Non-invasive InSightec chose the removal of myomas to be the first clinical application for its product.
Successful clinical studies led to broad acceptance in the medical community and after gaining FDA approval in 2004, the company began to market its focused ultrasound machines. But despite the eagerness with which the public welcomed non-invasive surgery, the company soon discovered that it had to overcome many obstacles before the technology could become widely used.
Unlike myomas, getting FDA approval for other indications has turned out to be a long and arduous process. Clinical studies show promising results in the removal of tumors for breast, prostate gland, liver and other cancers, but the company is not yet able to market its machines for those indications.
Because the technology is multidisciplinary – overlapping the traditional roles of surgeons and radiologists – turf wars have erupted between specialists from the two fields.
In addition, the novelty of the system has meant that in markets like the US, gaining insurance reimbursement is not automatic and often involves considerable lobbying.
Competition has also emerged. InSightec machines, distributed internationally by General Electric, were the first ones to reach patients. Philips has recently developed a similar device. The technology of General Electric’s archrival may not yet have reached the level of InSightec’s innovation, but Philips is aggressively marketing its products on a pay-per-use basis. This may turn out to be more attractive to some potential customers than InSightec, which sells its products outright.

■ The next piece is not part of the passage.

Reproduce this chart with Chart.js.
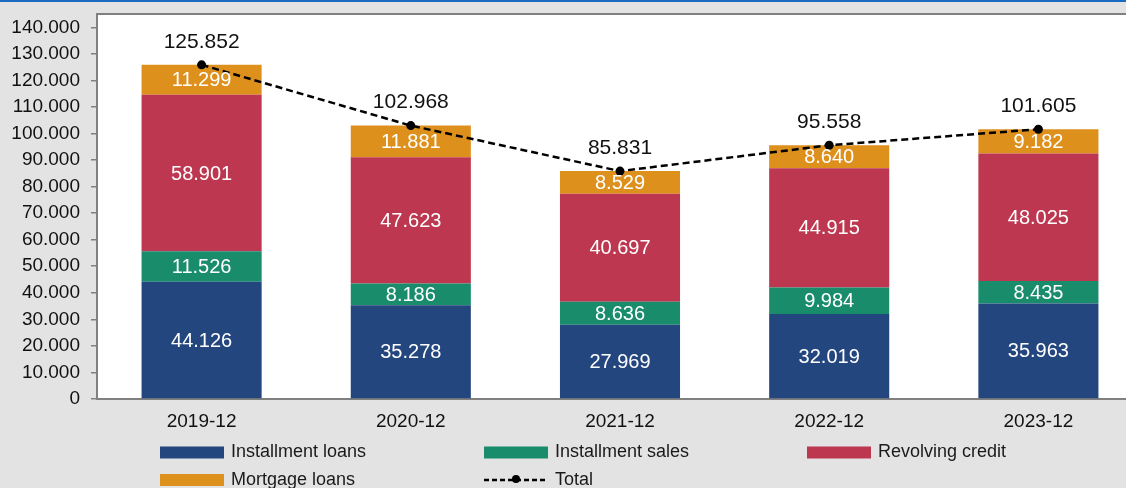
<!DOCTYPE html>
<html>
<head>
<meta charset="utf-8">
<script src="https://cdn.jsdelivr.net/npm/chart.js@4.4.1/dist/chart.umd.min.js"></script>
<style>
  html, body { margin: 0; padding: 0; width: 1126px; height: 488px; overflow: hidden; background: #e3e3e3; }
  #topline { position: absolute; left: 0; top: 0; width: 1126px; height: 2px; background: #1b6cc1; z-index: 2; }
  #wrap { position: absolute; left: 0; top: 0; width: 1143px; height: 488px; }
</style>
</head>
<body>
<div id="topline"></div>
<div id="wrap"><canvas id="loanChart" width="1143" height="488"></canvas></div>
<script>
// Data
const periods = ['2019-12', '2020-12', '2021-12', '2022-12', '2023-12'];
const installmentLoans = [44126, 35278, 27969, 32019, 35963];
const installmentSales = [11526, 8186, 8636, 9984, 8435];
const revolvingCredit = [58901, 47623, 40697, 44915, 48025];
const mortgageLoans = [11299, 11881, 8529, 8640, 9182];
const totals = [125852, 102968, 85831, 95558, 101605];
const yTickValues = [0, 10000, 20000, 30000, 40000, 50000, 60000, 70000,
                     80000, 90000, 100000, 110000, 120000, 130000, 140000];

const FONT = "'Liberation Sans', Arial, sans-serif";

// 44126 -> "44.126"
function fmt(v) {
    return String(v).replace(/\B(?=(\d{3})+(?!\d))/g, '.');
}

// Plot background and top frame line
const frame = {
    id: 'frame',
    beforeDraw(chart) {
        const { ctx, chartArea: a } = chart;
        ctx.save();
        ctx.fillStyle = '#ffffff';
        ctx.fillRect(a.left, a.top, a.right - a.left, a.bottom - a.top);
        ctx.strokeStyle = '#808080';
        ctx.lineWidth = 2;
        ctx.beginPath();
        ctx.moveTo(a.left - 1, a.top);
        ctx.lineTo(a.right, a.top);
        ctx.stroke();
        ctx.restore();
    }
};

// Value labels: white inside the bar segments, black above the total points
const valueLabels = {
    id: 'valueLabels',
    afterDatasetsDraw(chart) {
        const ctx = chart.ctx;
        ctx.save();
        ctx.textAlign = 'center';
        ctx.textBaseline = 'middle';
        chart.data.datasets.forEach((ds, i) => {
            const meta = chart.getDatasetMeta(i);
            meta.data.forEach((el, j) => {
                const text = fmt(ds.data[j]);
                if (ds.type === 'line') {
                    ctx.fillStyle = '#111111';
                    ctx.font = '21px ' + FONT;
                    ctx.fillText(text, el.x, el.y - 23);
                } else {
                    ctx.fillStyle = '#ffffff';
                    ctx.font = '20px ' + FONT;
                    ctx.fillText(text, el.x, (el.y + el.base) / 2 + 1);
                }
            });
        });
        ctx.restore();
    }
};

// Legend laid out on a fixed 3-column grid, like the original
const gridLegend = {
    id: 'gridLegend',
    afterDraw(chart) {
        const ctx = chart.ctx;
        const cols = [160, 484, 807];
        const rows = [452.5, 480];
        ctx.save();
        ctx.font = '18px ' + FONT;
        ctx.textBaseline = 'middle';
        ctx.textAlign = 'left';
        chart.data.datasets.forEach((ds, i) => {
            const x = cols[i % 3];
            const y = rows[Math.floor(i / 3)];
            if (ds.type === 'line') {
                ctx.strokeStyle = '#000';
                ctx.lineWidth = 2.5;
                ctx.setLineDash([5, 3]);
                ctx.beginPath();
                ctx.moveTo(x, y);
                ctx.lineTo(x + 63, y);
                ctx.stroke();
                ctx.setLineDash([]);
                ctx.fillStyle = '#000';
                ctx.beginPath();
                ctx.arc(x + 32, y - 1, 4, 0, Math.PI * 2);
                ctx.fill();
            } else {
                ctx.fillStyle = ds.backgroundColor;
                ctx.fillRect(x, y - 6, 64, 12);
            }
            ctx.fillStyle = '#1a1a1a';
            ctx.fillText(ds.label, x + 71, y);
        });
        ctx.restore();
    }
};

function barSet(label, data, color) {
    return {
        type: 'bar',
        label: label,
        data: data,
        backgroundColor: color,
        stack: 'parts',
        order: 1,
        barPercentage: 0.574,
        categoryPercentage: 1
    };
}

const ctx = document.getElementById('loanChart').getContext('2d');
const loanChart = new Chart(ctx, {
    data: {
        labels: periods,
        datasets: [
            barSet('Installment loans', installmentLoans, '#24467f'),
            barSet('Installment sales', installmentSales, '#188c6b'),
            barSet('Revolving credit', revolvingCredit, '#bc374f'),
            barSet('Mortgage loans', mortgageLoans, '#de901d'),
            {
                type: 'line',
                label: 'Total',
                data: totals,
                stack: 'total',
                order: 0,
                borderColor: '#000000',
                borderWidth: 2.5,
                borderDash: [7, 4],
                pointRadius: 4.5,
                pointBackgroundColor: '#000000',
                pointBorderWidth: 0,
                fill: false,
                tension: 0
            }
        ]
    },
    options: {
        responsive: false,
        animation: false,
        layout: { autoPadding: false, padding: { top: 14, left: 0, right: 0, bottom: 0 } },
        plugins: {
            legend: { display: false },
            tooltip: { enabled: false }
        },
        scales: {
            x: {
                stacked: true,
                afterFit(scale) {
                    scale.height = 89;
                    scale.paddingLeft = 0;
                    scale.paddingRight = 0;
                },
                grid: { display: false },
                border: { display: true, color: '#808080', width: 2 },
                ticks: {
                    color: '#111111',
                    font: { family: FONT, size: 19 },
                    padding: 3,
                    maxRotation: 0
                }
            },
            y: {
                stacked: true,
                min: 0,
                max: 145000,
                afterFit(scale) {
                    scale.width = 97;
                    scale.paddingTop = 0;
                    scale.paddingBottom = 0;
                },
                afterBuildTicks(scale) {
                    scale.ticks = yTickValues.map(v => ({ value: v }));
                },
                grid: {
                    drawOnChartArea: false,
                    drawTicks: true,
                    tickLength: 6,
                    color: '#808080',
                    lineWidth: 1.5
                },
                border: { display: true, color: '#808080', width: 2 },
                ticks: {
                    color: '#111111',
                    font: { family: FONT, size: 19 },
                    padding: 11,
                    callback: v => fmt(v)
                }
            }
        }
    },
    plugins: [frame, valueLabels, gridLegend]
});
</script>
</body>
</html>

Still, with machines being sold in the range of $1-3 million, the company is already generating more than $20 million in annual sales, and regulatory approval is expected in the next few years for a number of different cancer indications. In addition, progress in clinical studies for neurological conditions, such as essential tremor, movement disorders and Parkinson’s, suggest more and more potential uses.
Zisser’s initial investment of $20 million did not suffice to turn InSightec into a profitable company. Instead, investment in the company has grown to more than $150 million.
But 12 years later – during a decade in which Zisser’s real estate ventures have developed shopping malls and luxury hotels across the US, Europe and India – he is convinced he did the right thing.
“I did my educational studies in a yeshiva and on the day I graduated I told the head of the yeshiva that I planned to enter the business world,” recalls Zisser. “He told me to make sure I did something in a field where I would be helping people.”
Medan is also convinced. An online TEDMED lecture explaining the InSightec technology has become one of the series’ most viewed talks and he has been inundated with requests for information. “This is the way people want to be treated,” he says. “They don’t want to have their bodies violated.”